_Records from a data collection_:

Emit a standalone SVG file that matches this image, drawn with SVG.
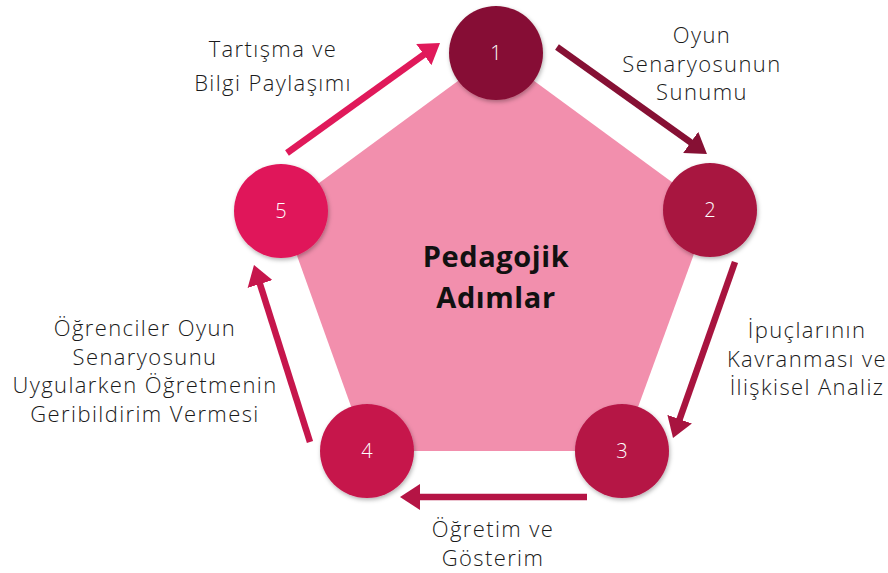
<svg xmlns="http://www.w3.org/2000/svg" width="888" height="573" viewBox="0 0 888 573">
<defs>
<style>
.lbl{font-family:"Open Sans","Liberation Sans",sans-serif;font-size:22px;font-weight:300;letter-spacing:1.4px;fill:#1a1a1a;text-anchor:middle}
.num{font-family:"Open Sans","Liberation Sans",sans-serif;font-size:20px;font-weight:300;fill:#ffffff;text-anchor:middle}
.title{font-family:"Open Sans","Liberation Sans",sans-serif;font-size:29px;font-weight:bold;letter-spacing:0.6px;fill:#111111;text-anchor:middle}
.arr{stroke-width:6.5;fill:none}
</style>
<filter id="sh" x="-20%" y="-20%" width="140%" height="140%">
<feDropShadow dx="1" dy="2" stdDeviation="2" flood-color="#000" flood-opacity="0.3"/>
</filter>
<marker id="m1" markerUnits="userSpaceOnUse" markerWidth="20" markerHeight="26" refX="8" refY="13" orient="auto"><path d="M0,0 L20,13 L0,26 z" fill="#861034"/></marker>
<marker id="m2" markerUnits="userSpaceOnUse" markerWidth="20" markerHeight="26" refX="8" refY="13" orient="auto"><path d="M0,0 L20,13 L0,26 z" fill="#A8143F"/></marker>
<marker id="m3" markerUnits="userSpaceOnUse" markerWidth="20" markerHeight="26" refX="8" refY="13" orient="auto"><path d="M0,0 L20,13 L0,26 z" fill="#B51445"/></marker>
<marker id="m4" markerUnits="userSpaceOnUse" markerWidth="20" markerHeight="26" refX="8" refY="13" orient="auto"><path d="M0,0 L20,13 L0,26 z" fill="#C6164C"/></marker>
<marker id="m5" markerUnits="userSpaceOnUse" markerWidth="20" markerHeight="26" refX="8" refY="13" orient="auto"><path d="M0,0 L20,13 L0,26 z" fill="#E0195A"/></marker>
</defs>
<rect width="888" height="573" fill="#ffffff"/>
<g id="pentagon">
<polygon points="496,53 710,210 622,451 367,451 281,211" fill="#F28FAD"/>
<text class="title" x="496" y="267">Pedagojik</text>
<text class="title" x="496" y="308">Adımlar</text>
</g>
<g id="connectors">
<line class="arr" x1="287" y1="153" x2="430.3" y2="50" stroke="#E0195A" marker-end="url(#m5)"/>
<line class="arr" x1="557" y1="47" x2="697.2" y2="147" stroke="#861034" marker-end="url(#m1)"/>
<line class="arr" x1="735" y1="262" x2="677" y2="426.7" stroke="#A8143F" marker-end="url(#m2)"/>
<line class="arr" x1="587" y1="497" x2="412" y2="497" stroke="#B51445" marker-end="url(#m3)"/>
<line class="arr" x1="310" y1="442" x2="257.6" y2="276.4" stroke="#C6164C" marker-end="url(#m4)"/>
</g>
<g id="node1">
<circle cx="496" cy="53" r="47" fill="#861034" filter="url(#sh)"/>
<text class="num" x="496" y="60">1</text>
</g>
<g id="node2">
<circle cx="710" cy="210" r="47" fill="#A8143F" filter="url(#sh)"/>
<text class="num" x="710" y="217">2</text>
</g>
<g id="node3">
<circle cx="622" cy="451" r="47" fill="#B51445" filter="url(#sh)"/>
<text class="num" x="622" y="458">3</text>
</g>
<g id="node4">
<circle cx="367" cy="451" r="47" fill="#C6164C" filter="url(#sh)"/>
<text class="num" x="367" y="458">4</text>
</g>
<g id="node5">
<circle cx="281" cy="211" r="47" fill="#E0195A" filter="url(#sh)"/>
<text class="num" x="281" y="218">5</text>
</g>
<g id="labels">
<text class="lbl" x="702" y="43">Oyun</text>
<text class="lbl" x="702" y="71.5">Senaryosunun</text>
<text class="lbl" x="702" y="100">Sunumu</text>
<text class="lbl" x="807" y="338">İpuçlarının</text>
<text class="lbl" x="807" y="367">Kavranması ve</text>
<text class="lbl" x="807" y="395">İlişkisel Analiz</text>
<text class="lbl" x="493" y="537">Öğretim ve</text>
<text class="lbl" x="493" y="566">Gösterim</text>
<text class="lbl" x="145" y="336">Öğrenciler Oyun</text>
<text class="lbl" x="145" y="365">Senaryosunu</text>
<text class="lbl" x="145" y="393">Uygularken Öğretmenin</text>
<text class="lbl" x="145" y="422">Geribildirim Vermesi</text>
<text class="lbl" x="273" y="57">Tartışma ve</text>
<text class="lbl" x="273" y="91">Bilgi Paylaşımı</text>
</g>
</svg>
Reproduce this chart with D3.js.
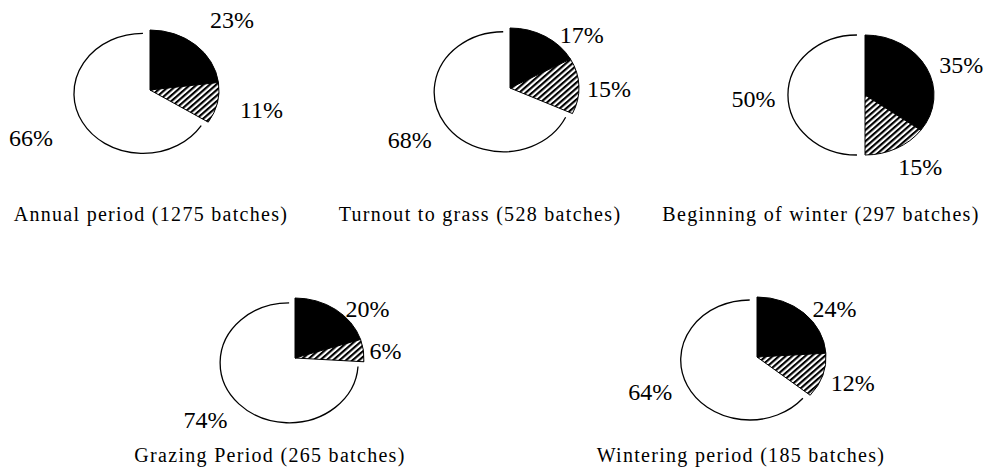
<!DOCTYPE html>
<html>
<head>
<meta charset="utf-8">
<script src="https://cdn.jsdelivr.net/npm/d3@7"></script>
<style>
  body { margin: 0; background: #fff; }
  svg { display: block; font-family: "Liberation Serif", "Times New Roman", serif; }
</style>
</head>
<body>
<svg id="chart"></svg>
<script>
// data, one entry per pie
const titles = [
  'Annual period (1275 batches)',
  'Turnout to grass (528 batches)',
  'Beginning of winter (297 batches)',
  'Grazing Period (265 batches)',
  'Wintering period (185 batches)'
];
const blackShare = [23, 17, 35, 20, 24];
const hatchShare = [11, 15, 15, 6, 12];
const whiteShare = [66, 68, 50, 74, 64];
const sliceKinds = ['black', 'hatch', 'white'];

// layout
const width = 988;
const height = 469;
const radius = 60;
const stretchX = 1.15;
const explode = 7;
const pieCenters = [[150, 90], [510, 88], [865, 95], [295, 358], [757, 357]];
const captionPos = [[151, 221], [480, 221], [821, 221], [270, 462], [741, 462]];
// label placement: radius and angle nudge (degrees) per slice, in slice order
const labelRadius = [[100, 99, 114], [82, 86, 101], [89, 86, 97], [80, 79, 99], [83, 87, 99]];
const labelNudge = [[4, -1, 4], [19, 2, 2], [7, -7, -2], [16, 2, 5], [11, -1, 5]];

let svg = d3.select('#chart')
  .attr('width', width)
  .attr('height', height);

let defs = svg.append('defs');
defs.append('pattern')
  .attr('id', 'hatch')
  .attr('patternUnits', 'userSpaceOnUse')
  .attr('width', 4)
  .attr('height', 4)
  .attr('patternTransform', 'rotate(45)')
  .call(p => {
    p.append('rect').attr('width', 4).attr('height', 4).attr('fill', '#fff');
    p.append('rect').attr('width', 2).attr('height', 4).attr('fill', '#000');
  });

let pie = d3.pie().sort(null).value(d => d.value);
let arc = d3.arc().innerRadius(0).outerRadius(radius);
let rim = d3.arc().innerRadius(radius).outerRadius(radius);

let fillFor = kind => kind === 'black' ? '#000' : kind === 'hatch' ? 'url(#hatch)' : '#fff';

titles.forEach((title, i) => {
  let values = [blackShare[i], hatchShare[i], whiteShare[i]]
    .map((v, k) => ({ kind: sliceKinds[k], value: v }));
  let slices = pie(values);

  let g = svg.append('g')
    .attr('transform', 'translate(' + pieCenters[i][0] + ',' + pieCenters[i][1] + ')');

  // the pie itself is drawn on a circle and stretched sideways
  let body = g.append('g').attr('transform', 'scale(' + stretchX + ',1)');

  slices.forEach(s => {
    let mid = (s.startAngle + s.endAngle) / 2;
    let off = s.data.kind === 'white' ? explode : 0;
    let sg = body.append('g')
      .attr('transform', 'translate(' + (Math.sin(mid) * off) + ',' + (-Math.cos(mid) * off) + ')');
    sg.append('path')
      .attr('d', arc(s))
      .attr('fill', fillFor(s.data.kind))
      .attr('stroke', s.data.kind === 'white' ? 'none' : '#000')
      .attr('stroke-width', 1)
      .attr('vector-effect', 'non-scaling-stroke');
    if (s.data.kind === 'white') {
      sg.append('path')
        .attr('d', rim(s))
        .attr('fill', 'none')
        .attr('stroke', '#000')
        .attr('stroke-width', 1.3)
        .attr('vector-effect', 'non-scaling-stroke');
    }
  });

  // percentage labels
  slices.forEach((s, k) => {
    let mid = (s.startAngle + s.endAngle) / 2 + labelNudge[i][k] * Math.PI / 180;
    let r = labelRadius[i][k];
    g.append('text')
      .attr('x', Math.sin(mid) * r * stretchX)
      .attr('y', -Math.cos(mid) * r)
      .attr('dy', '0.35em')
      .attr('text-anchor', 'middle')
      .attr('font-size', 24)
      .attr('fill', '#000')
      .text(s.data.value + '%');
  });

  svg.append('text')
    .attr('x', captionPos[i][0])
    .attr('y', captionPos[i][1])
    .attr('text-anchor', 'middle')
    .attr('font-size', 20)
    .attr('letter-spacing', 1.3)
    .attr('fill', '#000')
    .text(title);
});
</script>
</body>
</html>
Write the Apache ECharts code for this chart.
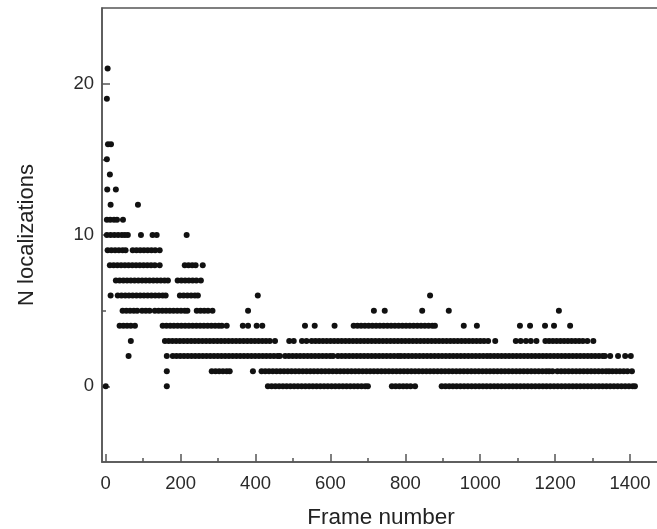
<!DOCTYPE html>
<html>
<head>
<meta charset="utf-8">
<script src="https://cdn.jsdelivr.net/npm/echarts@6/dist/echarts.min.js"></script>
<style>
html, body { margin: 0; padding: 0; background: #fff; }
#chart { width: 657px; height: 529px; }
</style>
</head>
<body>
<div id="chart"></div>
<script>
// frame numbers at which each localization count shows up
var n0 = [0, 163,
  433,443,453,463,473,483,493,503,513,523,533,543,553,563,573,583,593,603,613,623,633,643,653,663,673,683,693,700,
  764,774,784,794,804,814,826,
  897,907,917,927,937,947,957,967,977,987,997,1007,1017,1027,1037,1047,1057,1067,1077,1087,1097,1107,1117,1127,1137,1147,
  1157,1167,1177,1187,1197,1207,1217,1227,1237,1247,1257,1267,1277,1287,1297,1307,1317,1327,1337,1347,1357,1367,1377,1387,1397,1407,1413];
var n1 = [163,
  283,293,303,313,323,331,
  393,
  416,426,436,446,456,466,476,486,496,506,516,526,536,546,556,566,576,586,596,606,616,626,636,646,656,666,676,686,696,706,
  716,726,736,746,756,766,776,786,796,806,816,826,836,846,856,866,876,886,896,906,916,926,936,946,956,966,976,986,996,1006,
  1016,1026,1036,1046,1056,1066,1076,1086,1096,1106,1116,1126,1136,1146,1156,1166,1176,1184,
  1193,
  1206,1216,1226,1236,1246,1256,1266,1276,1286,1296,1306,1316,1326,1336,1344,
  1353,1363,1373,1383,1393,1405];
var n2 = [61, 163,
  179,189,199,209,219,229,239,249,259,269,279,289,299,309,319,329,339,349,359,369,379,389,399,409,419,429,439,449,459,465,
  479,489,499,509,519,529,539,549,559,569,579,589,599,607,
  620,630,640,650,660,670,680,690,700,710,720,730,740,750,760,770,780,
  788,798,808,818,828,838,848,858,868,878,888,898,908,918,928,938,948,958,968,978,988,998,1008,1018,
  1027,1037,1047,1057,1067,1077,1087,1097,1107,1117,1127,1137,1147,1157,1167,1177,1187,1197,1207,1217,1227,1237,1247,1257,
  1267,1277,1287,1297,1307,1317,1327,1333,
  1347,1368,1387,1402];
var n3 = [67,
  158,168,178,188,198,208,218,228,238,248,258,268,278,288,298,308,318,328,338,348,358,368,378,388,398,408,418,428,438,
  452,
  490,502,524,536,550,560,570,580,
  590,600,610,620,630,640,650,660,670,680,690,700,710,720,730,740,750,760,770,780,790,800,810,820,830,840,850,860,870,
  880,890,900,910,920,930,940,950,960,970,980,990,1000,1010,1021,
  1040,
  1095,1108,1122,1135,1150,
  1174,1184,1194,1204,1214,1224,1234,1244,1254,1264,1274,1286,
  1302];
var n4 = [37,47,57,67,78,
  152,162,172,182,192,202,212,222,232,242,252,262,272,282,292,302,310,
  323, 366, 380, 403, 418, 532, 558, 611,
  662,672,682,692,702,712,722,732,742,752,762,772,782,792,802,812,822,832,842,852,862,872,879,
  956, 991, 1106, 1133, 1173, 1197, 1240];
var n5 = [45,55,65,75,84, 97,107,117, 131,141,151,161,171,181,191,201,211,218, 243,253,263,273,285, 380, 716, 745, 845, 916, 1210];
var n6 = [13, 32,42,52,62,72,82,92,102,112,122,132,142,152,160, 198,208,218,228,238,246, 406, 866];
var n7 = [27,37,47,57,67,77,87,97,107,117,127,137,147,157,166, 192,202,212,222,232,242,254];
var n8 = [11,21,31,41,51,61,71,81,91,101,111,121,131,144, 211,221,231,240, 259];
var n9 = [5,15,25,35,45, 53, 72,82,92,102,112,122,132,144];
var n10 = [3,13,23,33,43,51,59, 94, 125,136, 216];
var n11 = [3,12,22,30, 46];
var n12 = [13, 86];
var n13 = [4, 27];
var n14 = [11];
var n15 = [3];
var n16 = [6, 14];
var n19 = [3];
var n21 = [5];

var xTicks = [0, 200, 400, 600, 800, 1000, 1200, 1400];
var xMinor = [100, 300, 500, 700, 900, 1100, 1300];
var yTicks = [0, 10, 20];
var yMinor = [5, 15];

var byCount = [[0, n0], [1, n1], [2, n2], [3, n3], [4, n4], [5, n5], [6, n6], [7, n7], [8, n8], [9, n9],
  [10, n10], [11, n11], [12, n12], [13, n13], [14, n14], [15, n15], [16, n16], [19, n19], [21, n21]];

var points = [];
byCount.forEach(function (p) {
  p[1].forEach(function (f) { points.push([f, p[0]]); });
});

var font = "'Liberation Sans', Arial, Helvetica, sans-serif";
var axisCol = '#555';
var plain = function (v) { return String(v); };

var chart = echarts.init(document.getElementById('chart'));
chart.setOption({
  backgroundColor: '#fff',
  animation: false,
  grid: {
    left: 102, right: -3, top: 8, bottom: 67,
    containLabel: false, outerBoundsMode: 'none',
    show: true, borderColor: axisCol, borderWidth: 1.5
  },
  xAxis: [{
    type: 'value', min: -10, max: 1480, position: 'bottom',
    name: 'Frame number', nameLocation: 'middle', nameGap: 44,
    nameTextStyle: { fontSize: 22.5, color: '#222', fontFamily: font },
    axisLine: { onZero: false, lineStyle: { color: axisCol, width: 1.5 } },
    axisTick: { inside: true, length: 8, customValues: xTicks, lineStyle: { color: axisCol, width: 1.5 } },
    axisLabel: { customValues: xTicks, formatter: plain, fontSize: 18.5, color: '#2a2a2a', margin: 12, fontFamily: font },
    splitLine: { show: false }
  }, {
    type: 'value', min: -10, max: 1480, position: 'bottom',
    axisLine: { show: false, onZero: false },
    axisTick: { inside: true, length: 4, customValues: xMinor, lineStyle: { color: axisCol, width: 1.5 } },
    axisLabel: { show: false },
    splitLine: { show: false }
  }],
  yAxis: [{
    type: 'value', min: -5, max: 25, position: 'left',
    name: 'N localizations', nameLocation: 'middle', nameGap: 64,
    nameTextStyle: { fontSize: 22, color: '#222', fontFamily: font },
    axisLine: { show: true, onZero: false, lineStyle: { color: axisCol, width: 1.5 } },
    axisTick: { show: true, inside: true, length: 8, customValues: yTicks, lineStyle: { color: axisCol, width: 1.5 } },
    axisLabel: { customValues: yTicks, formatter: plain, fontSize: 18.5, color: '#2a2a2a', margin: 8, fontFamily: font },
    splitLine: { show: false }
  }, {
    type: 'value', min: -5, max: 25, position: 'left',
    axisLine: { show: false, onZero: false },
    axisTick: { show: true, inside: true, length: 4, customValues: yMinor, lineStyle: { color: axisCol, width: 1.5 } },
    axisLabel: { show: false },
    splitLine: { show: false }
  }],
  series: [{
    type: 'scatter',
    xAxisIndex: 0,
    yAxisIndex: 0,
    data: points,
    symbol: 'circle',
    symbolSize: 6,
    silent: true,
    itemStyle: { color: '#111', opacity: 1 }
  }]
});
</script>
</body>
</html>
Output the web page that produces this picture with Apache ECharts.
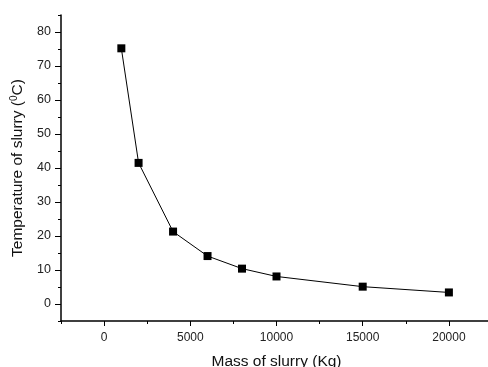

_YOUR GOAL_: Above are some records. Reproduce the lines from the one with "Reproduce this chart with D3.js." down to the one with "5], [11, -1, 5]];", keeping both, and leave every picture out.

_RESULT_:
Reproduce this chart with D3.js.
<!DOCTYPE html>
<html>
<head>
<meta charset="utf-8">
<script src="https://cdn.jsdelivr.net/npm/d3@7"></script>
<style>
  body { margin: 0; background: #fff; }
  svg { display: block; font-family: "Liberation Serif", "Times New Roman", serif; }
</style>
</head>
<body>
<svg id="chart"></svg>
<script>
// data, one entry per pie
const titles = [
  'Annual period (1275 batches)',
  'Turnout to grass (528 batches)',
  'Beginning of winter (297 batches)',
  'Grazing Period (265 batches)',
  'Wintering period (185 batches)'
];
const blackShare = [23, 17, 35, 20, 24];
const hatchShare = [11, 15, 15, 6, 12];
const whiteShare = [66, 68, 50, 74, 64];
const sliceKinds = ['black', 'hatch', 'white'];

// layout
const width = 988;
const height = 469;
const radius = 60;
const stretchX = 1.15;
const explode = 7;
const pieCenters = [[150, 90], [510, 88], [865, 95], [295, 358], [757, 357]];
const captionPos = [[151, 221], [480, 221], [821, 221], [270, 462], [741, 462]];
// label placement: radius and angle nudge (degrees) per slice, in slice order
const labelRadius = [[100, 99, 114], [82, 86, 101], [89, 86, 97], [80, 79, 99], [83, 87, 99]];
const labelNudge = [[4, -1, 4], [19, 2, 2], [7, -7, -2], [16, 2, 5], [11, -1, 5]];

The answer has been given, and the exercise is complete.